Schedule. Ideally you should practice once per week. Have a 1-3 hour practice where you try to solve as many problems as possible under contest conditions. Any problems that you don’t solve must be solved during the week before the next practice. Keep a record of all the problems you solved, their solutions, and any notes about unusual features of the problem.

Team Strategy. You only have one computer, so learning to work as a team is essential. The most important thing is to accurately judge the difficulty of the problems. Many talented teams have done poorly because they started working on one of the hardest problems first. Remember that the length of a problem description is not necessarily related to its difficulty. For additional tips, check out Teamwork in Programming Contests: 3*1=4.
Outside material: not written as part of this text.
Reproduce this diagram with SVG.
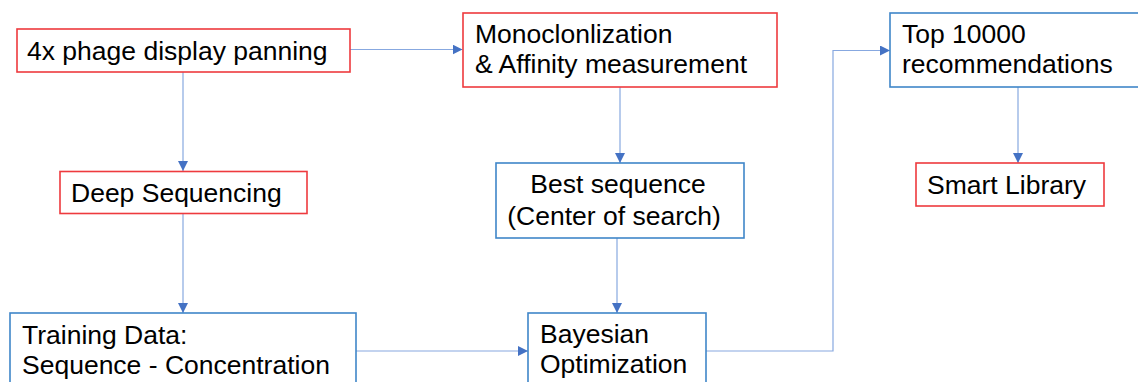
<svg xmlns="http://www.w3.org/2000/svg" width="1138" height="382" viewBox="0 0 1138 382">
<style>
.red{fill:#fff;stroke:#ee3a3e;stroke-width:1.6}
.blue{fill:#fff;stroke:#3f86c9;stroke-width:1.6}
text{font-family:"Liberation Sans",Arial,sans-serif;font-size:26.5px;fill:#000}
.conn{fill:none;stroke:#87a8e0;stroke-width:1.2}
</style>
<defs>
<marker id="arr" viewBox="0 0 10 10" refX="10" refY="5" markerWidth="10" markerHeight="10" markerUnits="userSpaceOnUse" orient="auto">
<path d="M0,0 L10,5 L0,10 z" fill="#4472c4"/>
</marker>
</defs>
<rect width="1138" height="382" fill="#fff"/>
<g id="connectors">
<path class="conn" d="M350,49.5 H462.5" marker-end="url(#arr)"/>
<path class="conn" d="M183,72 V171" marker-end="url(#arr)"/>
<path class="conn" d="M183,214 V313" marker-end="url(#arr)"/>
<path class="conn" d="M620,87 V163" marker-end="url(#arr)"/>
<path class="conn" d="M617,238 V313" marker-end="url(#arr)"/>
<path class="conn" d="M356,351 H528" marker-end="url(#arr)"/>
<path class="conn" d="M706,351 H833 V50.5 H890" marker-end="url(#arr)"/>
<path class="conn" d="M1018,87 V163" marker-end="url(#arr)"/>
</g>
<g id="phage">
<rect class="red" x="17" y="29" width="333" height="43"/>
<text x="27" y="59.5">4x phage display panning</text>
</g>
<g id="mono">
<rect class="red" x="463" y="13" width="314" height="74"/>
<text x="475" y="43.3">Monoclonlization</text>
<text x="475" y="73.3">&amp; Affinity measurement</text>
</g>
<g id="top">
<rect class="blue" x="890" y="13" width="260" height="74"/>
<text x="902" y="43">Top 10000</text>
<text x="902" y="73.3">recommendations</text>
</g>
<g id="deepseq">
<rect class="red" x="60" y="171.5" width="247" height="42"/>
<text x="71" y="202.3">Deep Sequencing</text>
</g>
<g id="best">
<rect class="blue" x="496" y="163" width="248" height="75"/>
<text x="618" y="193.3" text-anchor="middle">Best sequence</text>
<text x="614" y="224.5" text-anchor="middle">(Center of search)</text>
</g>
<g id="smart">
<rect class="red" x="916" y="163" width="188" height="43"/>
<text x="927" y="193.5">Smart Library</text>
</g>
<g id="training">
<rect class="blue" x="10" y="313" width="346" height="90"/>
<text x="22" y="344.3">Training Data:</text>
<text x="22" y="374.3">Sequence - Concentration</text>
</g>
<g id="bayes">
<rect class="blue" x="528" y="313" width="178" height="90"/>
<text x="540" y="343.3">Bayesian</text>
<text x="540" y="373.3">Optimization</text>
</g>
</svg>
There are many sources for practice problems. Here are a few:

- The World Finals archives.
- Open Kattis: Large collection of contest problems from all around the world. Open Kattis also provides the same judging system and backend that we use during the actual regional contest.
- Project Euler: Collection of problems that tend to be more mathematically oriented.
- The ACM ICPC Live Archive. Most of the regional and finals problems since 2000, configured for on-line problem judging.
- The huge University of Valladolid archives in Spain, with on-line problem judging.